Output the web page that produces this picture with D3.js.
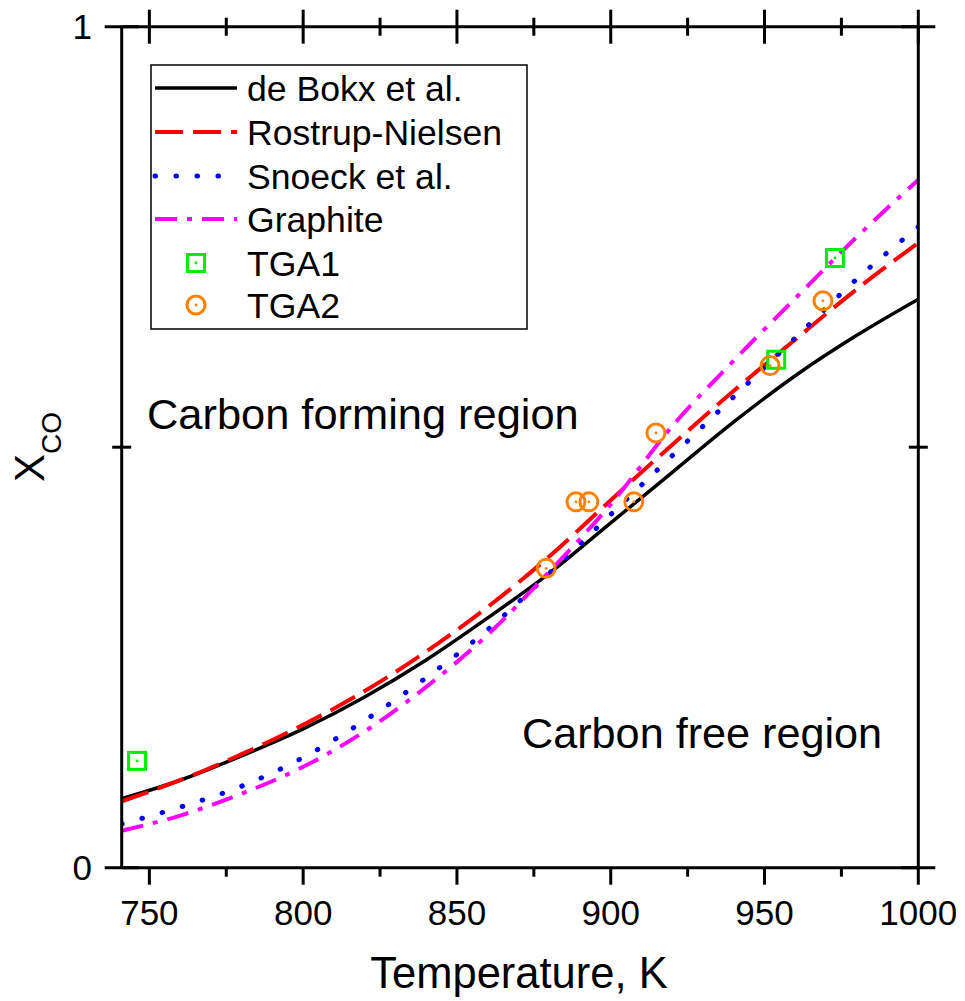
<!DOCTYPE html>
<html>
<head>
<meta charset="utf-8">
<script src="https://cdn.jsdelivr.net/npm/d3@7"></script>
<style>
  html, body { margin: 0; padding: 0; background: #fff; }
  svg { display: block; font-family: "Liberation Sans", Arial, sans-serif; }
</style>
</head>
<body>
<svg id="chart" width="965" height="1001"></svg>
<script>
// Temperature grid (K) shared by the model curves
const temps = [741, 760, 780, 800, 820, 840, 860, 880, 900, 920, 940, 960, 980, 1000];

// Equilibrium CO fraction curves
const deBokx   = [0.082, 0.104, 0.133, 0.165, 0.203, 0.247, 0.297, 0.350, 0.410, 0.470, 0.530, 0.585, 0.633, 0.676];
const rostrup  = [0.079, 0.104, 0.135, 0.170, 0.210, 0.257, 0.310, 0.370, 0.437, 0.503, 0.567, 0.628, 0.688, 0.743];
const snoeck   = [0.052, 0.072, 0.097, 0.131, 0.175, 0.226, 0.283, 0.350, 0.420, 0.490, 0.560, 0.630, 0.700, 0.762];
const graphite = [0.044, 0.062, 0.088, 0.120, 0.162, 0.215, 0.277, 0.352, 0.432, 0.525, 0.603, 0.677, 0.750, 0.818];

// TGA measurements
const tga1T = [746, 953.8, 972.9];
const tga1X = [0.127, 0.604, 0.725];
const tga2T = [879, 888.7, 892.9, 907.5, 914.7, 951.8, 969];
const tga2X = [0.356, 0.435, 0.435, 0.435, 0.517, 0.597, 0.674];

// Axis ticks
const xMajor = [750, 800, 850, 900, 950, 1000];
const xMinor = [775, 825, 875, 925, 975];
const yMajor = [0, 1];
const yMinor = [0.5];

const svg = d3.select("#chart");
const plotL = 121.7, plotR = 918.3, plotT = 26.7, plotB = 867.7;

const x = d3.scaleLinear().domain([741, 1000]).range([plotL, plotR]);
const y = d3.scaleLinear().domain([0, 1]).range([plotB, plotT]);

const series = [
  { name: "de Bokx et al.",  vals: deBokx,   color: "#000000", dash: null,         cap: "butt",  w: 3.5 },
  { name: "Rostrup-Nielsen", vals: rostrup,  color: "#ff0000", dash: "28,10",      cap: "butt",  w: 4 },
  { name: "Snoeck et al.",   vals: snoeck,   color: "#0000ff", dash: "0.5,20.5",   cap: "round", w: 5 },
  { name: "Graphite",        vals: graphite, color: "#ff00ff", dash: "22,10,5,10", cap: "butt",  w: 4 }
];

svg.append("defs").append("clipPath").attr("id", "plotclip")
  .append("rect").attr("x", plotL).attr("y", plotT).attr("width", plotR - plotL).attr("height", plotB - plotT);

const line = d3.line().x(d => x(d[0])).y(d => y(d[1])).curve(d3.curveMonotoneX);

const curves = svg.append("g").attr("clip-path", "url(#plotclip)");
series.forEach(s => {
  curves.append("path")
    .datum(temps.map((t, i) => [t, s.vals[i]]))
    .attr("d", line)
    .attr("fill", "none")
    .attr("stroke", s.color)
    .attr("stroke-width", s.w)
    .attr("stroke-linecap", s.cap)
    .attr("stroke-dasharray", s.dash);
});

// Marker drawing helpers
function squareMarker(g, cx, cy) {
  g.append("rect").attr("x", cx - 8.5).attr("y", cy - 8.5).attr("width", 17).attr("height", 17)
    .attr("fill", "none").attr("stroke", "#00ee00").attr("stroke-width", 3);
  g.append("circle").attr("cx", cx).attr("cy", cy).attr("r", 1.4).attr("fill", "#00ee00");
}
function circleMarker(g, cx, cy) {
  g.append("circle").attr("cx", cx).attr("cy", cy).attr("r", 9)
    .attr("fill", "none").attr("stroke", "#ff8000").attr("stroke-width", 3);
  g.append("circle").attr("cx", cx).attr("cy", cy).attr("r", 1.4).attr("fill", "#ff8000");
}

const pts = svg.append("g");
tga1T.forEach((t, i) => squareMarker(pts, x(t), y(tga1X[i])));
tga2T.forEach((t, i) => circleMarker(pts, x(t), y(tga2X[i])));

// Axes frame and ticks
const ax = svg.append("g").attr("stroke", "#000").attr("stroke-width", 3).attr("fill", "none");
ax.append("line").attr("x1", plotL).attr("x2", plotL).attr("y1", plotT).attr("y2", plotB);
ax.append("line").attr("x1", plotR).attr("x2", plotR).attr("y1", plotT).attr("y2", plotB);
ax.append("line").attr("x1", plotL).attr("x2", plotR).attr("y1", plotT).attr("y2", plotT);
ax.append("line").attr("x1", plotL).attr("x2", plotR).attr("y1", plotB).attr("y2", plotB);

// bottom ticks point outward, top ticks cross the frame
xMajor.forEach(v => {
  ax.append("line").attr("x1", x(v)).attr("x2", x(v)).attr("y1", plotB).attr("y2", plotB + 17);
  ax.append("line").attr("x1", x(v)).attr("x2", x(v)).attr("y1", plotT - 17).attr("y2", plotT + 17);
});
xMinor.forEach(v => {
  ax.append("line").attr("x1", x(v)).attr("x2", x(v)).attr("y1", plotB).attr("y2", plotB + 9);
  ax.append("line").attr("x1", x(v)).attr("x2", x(v)).attr("y1", plotT - 9).attr("y2", plotT + 9);
});
yMajor.forEach(v => {
  ax.append("line").attr("x1", plotL - 17).attr("x2", plotL + 17).attr("y1", y(v)).attr("y2", y(v));
  ax.append("line").attr("x1", plotR - 17).attr("x2", plotR + 17).attr("y1", y(v)).attr("y2", y(v));
});
yMinor.forEach(v => {
  ax.append("line").attr("x1", plotL - 9.5).attr("x2", plotL + 9.5).attr("y1", y(v)).attr("y2", y(v));
  ax.append("line").attr("x1", plotR - 9.5).attr("x2", plotR + 9.5).attr("y1", y(v)).attr("y2", y(v));
});

// Tick labels
const lbl = svg.append("g").attr("fill", "#000").attr("font-size", 35);
xMajor.forEach(v => {
  lbl.append("text").attr("x", x(v)).attr("y", 925).attr("text-anchor", "middle").text(d3.format("d")(v));
});
yMajor.forEach(v => {
  lbl.append("text").attr("x", 92).attr("y", y(v) + 12).attr("text-anchor", "end").text(d3.format("d")(v));
});

// Axis titles
svg.append("text").attr("x", 519).attr("y", 988).attr("text-anchor", "middle")
  .attr("font-size", 43.5).text("Temperature, K");

const yt = svg.append("text").attr("transform", "translate(44,447) rotate(-90)")
  .attr("text-anchor", "middle").attr("font-size", 42);
yt.append("tspan").text("X");
yt.append("tspan").attr("font-size", 28).attr("dy", 17).text("CO");

// Region annotations
svg.append("text").attr("x", 147).attr("y", 429).attr("font-size", 43.4).text("Carbon forming region");
svg.append("text").attr("x", 522).attr("y", 748).attr("font-size", 43.2).text("Carbon free region");

// Legend
const lg = svg.append("g");
lg.append("rect").attr("x", 151).attr("y", 65).attr("width", 376).attr("height", 264)
  .attr("fill", "#fff").attr("stroke", "#000").attr("stroke-width", 1.5);
const rowY = [88, 132, 176, 219, 263, 305];
const legendFont = 35.6;
series.forEach((s, i) => {
  lg.append("line").attr("x1", 155).attr("x2", 237).attr("y1", rowY[i]).attr("y2", rowY[i])
    .attr("stroke", s.color).attr("stroke-width", s.w)
    .attr("stroke-linecap", s.cap).attr("stroke-dasharray", s.dash);
  lg.append("text").attr("x", 247).attr("y", rowY[i] + 12.5).attr("font-size", legendFont).text(s.name);
});
squareMarker(lg, 196, rowY[4]);
lg.append("text").attr("x", 247).attr("y", rowY[4] + 12.5).attr("font-size", legendFont).text("TGA1");
circleMarker(lg, 196, rowY[5]);
lg.append("text").attr("x", 247).attr("y", rowY[5] + 12.5).attr("font-size", legendFont).text("TGA2");
</script>
</body>
</html>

· · · ·

> **STATED GOAL**
Give again, word for word, every line from the top of the data above to the line holding "960, 980, 1000];", inclusive, with the pictures left out.

> **ANSWER FOR THE TASK**
Output the web page that produces this picture with D3.js.
<!DOCTYPE html>
<html>
<head>
<meta charset="utf-8">
<script src="https://cdn.jsdelivr.net/npm/d3@7"></script>
<style>
  html, body { margin: 0; padding: 0; background: #fff; }
  svg { display: block; font-family: "Liberation Sans", Arial, sans-serif; }
</style>
</head>
<body>
<svg id="chart" width="965" height="1001"></svg>
<script>
// Temperature grid (K) shared by the model curves
const temps = [741, 760, 780, 800, 820, 840, 860, 880, 900, 920, 940, 960, 980, 1000];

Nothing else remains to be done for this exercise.